We use a multiscale study to investigate the strain record in the continental sandstones-filled minibasins of the Sivas Basin. Located on the central Anatolian Plateau, the Sivas basin is a foreland fold-and-thrust belt characterized in its central part by a wall and basin province in which two generations of Oligocene minibasins develop. We collected 399 oriented cores and 2504 fractures in the lower and middle members of the continental Karayün Formation from four minibasins (Emirhan, Karayün, Egribuçak and Ilkindi). Integrated analyses support several observations: (i) an early fracture set, striking NS, occurs in all minibasins.

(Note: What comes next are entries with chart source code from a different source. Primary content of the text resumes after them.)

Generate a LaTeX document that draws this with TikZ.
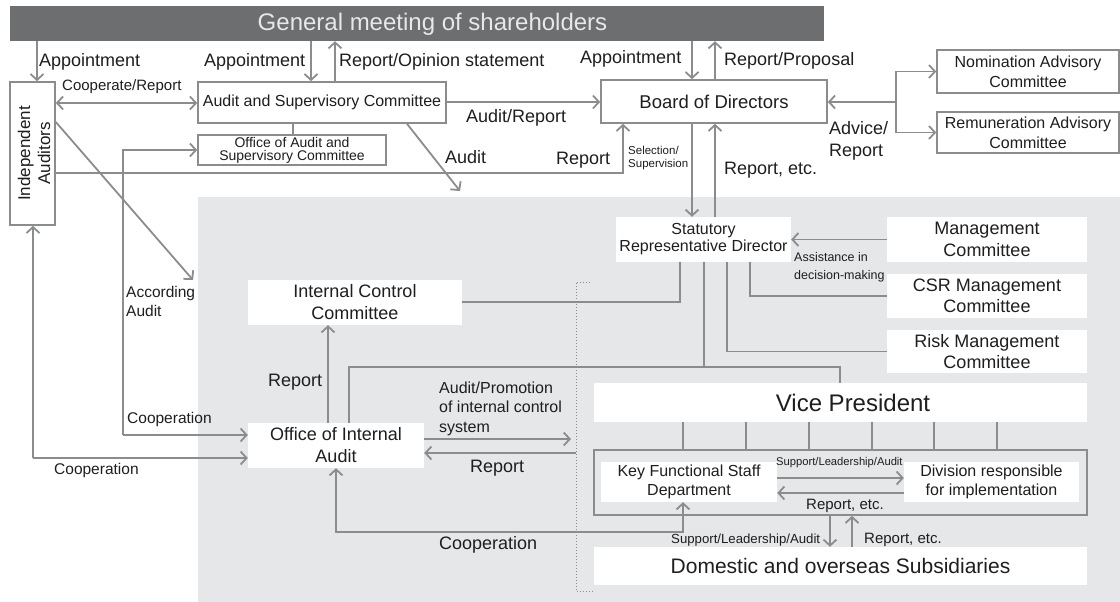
\documentclass[tikz,border=0pt]{standalone}
\usepackage{fontspec}
\setmainfont{Liberation Sans}
\usetikzlibrary{arrows.meta}
\definecolor{lg}{RGB}{138,140,142}
\definecolor{barc}{RGB}{109,110,112}
\definecolor{bgc}{RGB}{230,231,232}
\definecolor{ttl}{RGB}{232,232,232}
\definecolor{txt}{RGB}{30,30,30}
\newcommand\fsz[2]{\fontsize{#1}{#2}\selectfont}
\begin{document}
\begin{tikzpicture}[x=1pt,y=-1pt,
  ln/.style={draw=lg, line width=1.8pt},
  arr/.style={ln, -{Straight Barb[length=6pt,width=13pt,line width=1.8pt]}},
  darr/.style={ln, {Straight Barb[length=6pt,width=13pt,line width=1.8pt]}-{Straight Barb[length=6pt,width=13pt,line width=1.8pt]}},
  box/.style={draw=lg, line width=1.6pt, fill=white, inner sep=0pt, align=center, text=txt},
  wbox/.style={fill=white, inner sep=0pt, align=center, text=txt},
  lbl/.style={anchor=west, inner sep=0pt, text=txt, align=left},
  dots/.style={draw=lg, line width=1pt, dotted}
]
\useasboundingbox (0,0) rectangle (1120,602);
% background area
\fill[bgc] (198,197) rectangle (1120,602);
% top bar
\node[fill=barc, minimum width=814, minimum height=35, inner sep=0pt] (gm) at (417,23.5) {};
\node[text=ttl, inner sep=0pt, font=\fsz{24}{28}] (gmt) at (432.5,24) {General meeting of shareholders};
% boxes
\node[box, minimum width=45, minimum height=143] (ia) at (32.5,153.5) {};
\node[rotate=90, align=center, text=txt, inner sep=0pt, font=\fsz{17}{20}] (iat) at (34,153.5) {Independent\\Auditors};
\node[box, minimum width=248, minimum height=41, font=\fsz{16}{19}] (asc) at (322,102.5) {Audit and Supervisory Committee};
\node[box, minimum width=188, minimum height=30, font=\fsz{14}{13}] (oasc) at (292,150) {Office of Audit and\\Supervisory Committee};
\node[box, minimum width=226, minimum height=43, font=\fsz{18.5}{22}] (board) at (714,101.5) {Board of Directors};
\node[box, minimum width=182, minimum height=43, font=\fsz{16}{20}] (nom) at (1028,71.5) {Nomination Advisory\\Committee};
\node[box, minimum width=182, minimum height=41, font=\fsz{16}{20}] (rem) at (1028,132.5) {Remuneration Advisory\\Committee};
\node[wbox, minimum width=175, minimum height=45, font=\fsz{16}{17}] (srd) at (703.5,239.5) {Statutory\\Representative Director};
\node[wbox, minimum width=200, minimum height=45, font=\fsz{18}{22}] (mgmt) at (987,239.5) {Management\\Committee};
\node[wbox, minimum width=200, minimum height=44, font=\fsz{18}{21.5}] (csr) at (987,296) {CSR Management\\Committee};
\node[wbox, minimum width=200, minimum height=43, font=\fsz{18}{21.5}] (risk) at (987,351.5) {Risk Management\\Committee};
\node[wbox, minimum width=214, minimum height=45, font=\fsz{18}{22}] (icc) at (355,302.5) {Internal Control\\Committee};
\node[wbox, minimum width=176, minimum height=45, font=\fsz{18}{22}] (oia) at (336,445.5) {Office of Internal\\Audit};
\node[wbox, minimum width=493, minimum height=39] (vp) at (840.5,402.5) {};
\node[text=txt, inner sep=0pt, font=\fsz{24}{28}] (vpt) at (853,402.5) {Vice President};
\node[draw=lg, line width=1.6pt, minimum width=493, minimum height=65, inner sep=0pt] (grp) at (840.5,482.5) {};
\node[wbox, minimum width=176, minimum height=40, font=\fsz{16}{19}] (kfsd) at (689,482) {Key Functional Staff\\Department};
\node[wbox, minimum width=175, minimum height=40, font=\fsz{16}{19}] (dri) at (991.5,482) {Division responsible\\for implementation};
\node[wbox, minimum width=493, minimum height=38, font=\fsz{21}{25}] (dom) at (840.5,566) {Domestic and overseas Subsidiaries};
% dotted bracket
\draw[dots] (590,282) -- (576,282) -- (576,591) -- (594,591);
% coordinates
\coordinate (auditend) at (460,191);
\coordinate (accend) at (193,280);
\coordinate (advj) at (896,102);
\coordinate (c1) at (123,435);
\coordinate (c2) at (33,458);
\coordinate (vpj) at (704,367);
% connectors top
\draw[arr] (37,0 |- gm.south) -- (37,0 |- ia.north);
\draw[arr] (311,0 |- gm.south) -- (311,0 |- asc.north);
\draw[arr] (335,0 |- asc.north) -- (335,0 |- gm.south);
\draw[arr] (692,0 |- gm.south) -- (692,0 |- board.north);
\draw[arr] (715,0 |- board.north) -- (715,0 |- gm.south);
\draw[darr] (ia.east |- 0,103) -- (asc.west |- 0,103);
\draw[ln] (293,0 |- asc.south) -- (293,0 |- oasc.north);
\draw[arr] (asc.east |- 0,102) -- (board.west |- 0,102);
\draw[arr] (407,0 |- asc.south) -- (auditend);
\draw[arr] (ia.east |- 0,122) -- (accend);
\draw[arr] (ia.east |- 0,173) -- (623,173) -- (623,0 |- board.south);
\draw[arr] (692,0 |- board.south) -- (692,0 |- srd.north);
\draw[arr] (715,0 |- srd.north) -- (715,0 |- board.south);
\draw[arr] (advj) -- (board.east |- advj);
\draw[ln] (advj |- nom.west) -- (advj |- rem.west);
\draw[arr] (advj |- nom.west) -- (nom.west);
\draw[arr] (advj |- rem.west) -- (rem.west);
% management area
\draw[arr] (mgmt.west) -- (srd.east);
\draw[ln] (csr.west) -- (750,0 |- csr.west) -- (750,0 |- srd.south);
\draw[ln] (risk.west) -- (727,0 |- risk.west) -- (727,0 |- srd.south);
\draw[ln] (vpj |- srd.south) -- (vpj);
\draw[ln] (349,0 |- oia.north) -- (349,0 |- vpj) -- (840,0 |- vpj) -- (840,0 |- vp.north);
\draw[ln] (680,0 |- srd.south) -- (680,302) -- (icc.east |- 0,302);
% internal audit
\draw[arr] (328,0 |- oia.north) -- (328,0 |- icc.south);
\draw[arr] (oia.east |- 0,439) -- (571,439);
\draw[arr] (576,453) -- (oia.east |- 0,453);
\draw[arr] (c1) -- (c1 |- oasc.west) -- (oasc.west);
\draw[arr] (c1) -- (oia.west |- c1);
\draw[arr] (c2) -- (c2 |- ia.south);
\draw[arr] (c2) -- (oia.west |- c2);
\draw[darr] (336,0 |- oia.south) -- (336,532) -- (683,532) -- (683,0 |- kfsd.south);
% vice president ticks
\foreach \xx in {683,746,809,872,934,997} \draw[ln] (\xx,0 |- vp.south) -- (\xx,0 |- grp.north);
\draw[arr] (kfsd.east |- 0,478) -- (dri.west |- 0,478);
\draw[arr] (dri.west |- 0,493) -- (kfsd.east |- 0,493);
\draw[arr] (830,0 |- grp.south) -- (830,0 |- dom.north);
\draw[arr] (852,0 |- dom.north) -- (852,0 |- grp.south);
% labels
\node[lbl, font=\fsz{18}{21}] (l1) at (39,62) {Appointment};
\node[lbl, font=\fsz{18}{21}] (l2) at (204,62) {Appointment};
\node[lbl, font=\fsz{18}{21}] (l3) at (339,62) {Report/Opinion statement};
\node[lbl, font=\fsz{18}{21}] (l4) at (580,59) {Appointment};
\node[lbl, font=\fsz{18}{21}] (l5) at (724,61) {Report/Proposal};
\node[lbl, font=\fsz{15}{18}] (l6) at (62,87) {Cooperate/Report};
\node[lbl, font=\fsz{18}{21}] (l7) at (466,118) {Audit/Report};
\node[lbl, font=\fsz{18}{21}] (l8) at (445,157) {Audit};
\node[lbl, font=\fsz{18}{21}] (l9) at (556,160) {Report};
\node[lbl, font=\fsz{11.5}{13}] (l10) at (628,158.5) {Selection/\\Supervision};
\node[lbl, font=\fsz{18}{21}] (l11) at (724,170) {Report, etc.};
\node[lbl, font=\fsz{18}{22}] (l12) at (829,141) {Advice/\\Report};
\node[lbl, font=\fsz{15.5}{19}] (l13) at (126,301.5) {According\\Audit};
\node[lbl, font=\fsz{15.5}{18}] (l14) at (127,419) {Cooperation};
\node[lbl, font=\fsz{15.5}{18}] (l15) at (54,470) {Cooperation};
\node[lbl, font=\fsz{12.5}{18}] (l16) at (794,267) {Assistance in\\decision-making};
\node[lbl, font=\fsz{18}{21}] (l17) at (268,382) {Report};
\node[lbl, font=\fsz{16}{19.5}] (l18) at (439,408.5) {Audit/Promotion\\of internal control\\system};
\node[lbl, font=\fsz{18}{21}] (l19) at (470,468) {Report};
\node[lbl, font=\fsz{18}{21}] (l20) at (439,545) {Cooperation};
\node[lbl, font=\fsz{11.2}{13}] (l21) at (776,463) {Support/Leadership/Audit};
\node[lbl, font=\fsz{15}{18}] (l22) at (806,506) {Report, etc.};
\node[lbl, font=\fsz{13.2}{16}] (l23) at (671,540) {Support/Leadership/Audit};
\node[lbl, font=\fsz{15}{18}] (l24) at (864,540) {Report, etc.};
\end{tikzpicture}
\end{document}
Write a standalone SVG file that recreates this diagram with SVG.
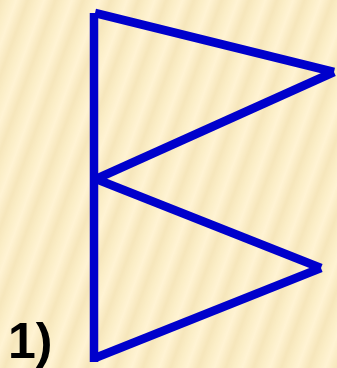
<svg xmlns="http://www.w3.org/2000/svg" width="337" height="368" viewBox="0 0 337 368">
  <defs>
    <linearGradient id="soft" x1="0" y1="0" x2="1" y2="0">
      <stop offset="0" stop-color="#f6e6bb"/>
      <stop offset="0.3" stop-color="#fbeec7"/>
      <stop offset="0.6" stop-color="#fff3d3"/>
      <stop offset="1" stop-color="#f6e6bb"/>
    </linearGradient>
    <pattern id="stripes" x="0" y="0" width="26" height="26" patternUnits="userSpaceOnUse" patternTransform="rotate(20)">
      <rect x="0" y="0" width="26" height="26" fill="url(#soft)"/>
    </pattern>
    <style>
      .edge { stroke: #0000cc; stroke-width: 8.5; fill: none; stroke-linecap: butt; }
      .lbl { font-family: "Liberation Sans", Arial, sans-serif; font-weight: bold; fill: #000000; }
    </style>
  </defs>
  <rect x="0" y="0" width="337" height="368" fill="url(#stripes)"/>
  <g id="connectors">
    <line class="edge" x1="94" y1="13" x2="94" y2="362"/>
    <line class="edge" x1="95" y1="13" x2="334" y2="72"/>
    <line class="edge" x1="334" y1="72" x2="96" y2="179"/>
    <line class="edge" x1="96" y1="179" x2="321" y2="268"/>
    <line class="edge" x1="321" y1="268" x2="95" y2="358"/>
  </g>
  <g id="label">
    <text class="lbl" x="8" y="358" font-size="50">1)</text>
  </g>
</svg>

These fractures developed prior to macroscopic halokinetic structures formation (such as megaflap) and prior to minibasin tilting, during Layer Parallel Shortening (LPS). (ii) A preferential orientation of matrix texture, estimated using anisotropy of magnetic susceptibility, is related to the LPS direction only in the Emirhan minibasin. (iii) A second, younger, fracture set, oriented parallel to the tilting axes of the minibasins and to the thrust faults, developed prior to minibasin tilting or folding of minibasin edge structures (known as megaflaps, megahooks and composite halokinetic sequences). The existence of the carapace above raising salt bodies enables the propagation of the LPS deformation in response to regional shortening. However, once the carapace is broken due to the salt rise, there is no evidence of deformation at the meter and matrix scales in relation with FTB shortening affecting the wall and basin domain. The large bodies of evaporites preferentially accommodate compression in between minibasins through internal diapir squeezed. Salt bodies inhibit matrix and mesoscale deformation within the minibasins.